Ontology for smart 4D printed material systems and structures synergically applied with generative artificial intelligence for creativity promotion

This study presents a versatile ontology for describing all kinds of smart or stimuli-responsive 4D printed material systems and structures. The different components of the ontology, namely: initial geometry and shape, shape-morphing principle(s), triggering stimuli, intermediate/final geometry and shape, 4D material and printing or additive manufacturing technology, are enumerated and classified. Accordingly, a codification system for schematically illustrating the actuation cycle of 4D printed material systems and structures, and shape-morphing devices in general, is proposed. The systematic application of the ontology to a relevant set of examples helps to demonstrate its utility and adaptability to many different types of 4D printed objects. It demonstrates that the ontology and codification schemes developed in this research can serve a comprehensive classification tool for the emergent field of 4D printing. It is the first ontology capable of representing the multiple actuation steps of complex 4D printed devices and actuators, in which several metamorphoses may be achievable, due to combinations of different shape-morphing principles and triggering stimuli. To this end, a single line of code is required. A glossary is provided to support its implementation and application.

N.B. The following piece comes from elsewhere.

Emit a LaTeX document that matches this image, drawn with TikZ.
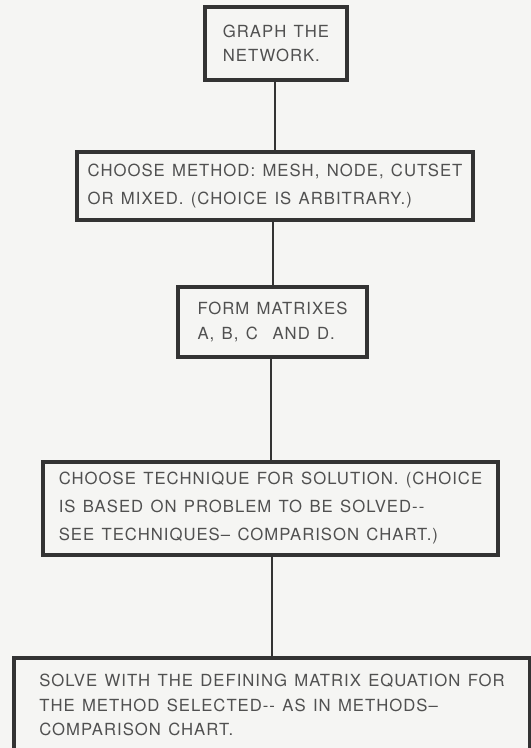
\documentclass[tikz,border=0pt]{standalone}
\usepackage{fontspec}
\usepackage{tikz}
\usetikzlibrary{positioning,calc}
\newfontfamily\leroy[LetterSpace=6,WordSpace=1.3]{TeX Gyre Heros}
\definecolor{fcpaper}{HTML}{F5F5F3}
\definecolor{fcink}{HTML}{333333}
\definecolor{fctext}{HTML}{505050}
\tikzset{
  stepbox/.style = {draw=fcink, fill=fcpaper, line width=3.2bp, align=left,
                    inner xsep=4bp, inner ysep=2bp, text=fctext,
                    font=\leroy\fontsize{16.7bp}{24.5bp}\selectfont},
  widebox/.style = {stepbox, font=\leroy\fontsize{16.7bp}{28bp}\selectfont},
  link/.style    = {draw=fcink, line width=2bp},
}
\begin{document}
\begin{tikzpicture}[x=1bp, y=-1bp]
  \useasboundingbox[fill=fcpaper] (0,0) rectangle (531,748);

  % ---------- boxes (top to bottom) ---------------------------------------
  \node[stepbox, minimum width=142bp, minimum height=73bp] (b1) at (276, 43.5)
    {GRAPH THE\\ NETWORK.};
  \node[widebox, minimum width=396bp, minimum height=68bp] (b2) at (275, 186)
    {CHOOSE METHOD: MESH, NODE, CUTSET\\ OR MIXED. (CHOICE IS ARBITRARY.)};
  \node[stepbox, minimum width=189bp, minimum height=70bp] (b3) at (272.5, 322)
    {FORM MATRIXES\\ A, B, C \ AND D.};
  \node[widebox, minimum width=455bp, minimum height=93bp] (b4) at (270.5, 508.5)
    {CHOOSE TECHNIQUE FOR SOLUTION. (CHOICE\\
     IS BASED ON PROBLEM TO BE SOLVED-{}-\\
     SEE TECHNIQUES\textendash{} COMPARISON CHART.)};
  \node[stepbox, minimum width=516bp, minimum height=94bp] (b5) at (272, 705)
    {SOLVE WITH THE DEFINING MATRIX EQUATION FOR\\
     THE METHOD SELECTED-{}- AS IN METHODS\textendash\\
     COMPARISON CHART.};

  % ---------- connectors --------------------------------------------------
  \draw[link] (b2.north |- b1.south) -- (b2.north);
  \draw[link] (b3.north |- b2.south) -- (b3.north);
  \draw[link] (b4.north |- b3.south) -- (b4.north);
  \draw[link] (b5.north |- b4.south) -- (b5.north);

\end{tikzpicture}
\end{document}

Besides, the usability of the ontology and related codification by a generative artificial intelligence (AI) for supporting engineering design tasks is explored and validated through a set of examples and an industrial use case. This work is expected to provide a universal language to facilitate the communication in the 4D materials and printing field, as well as a synergic generative AI-based methodology for creativity promotion linked to innovative smart 4D printed material systems and structures.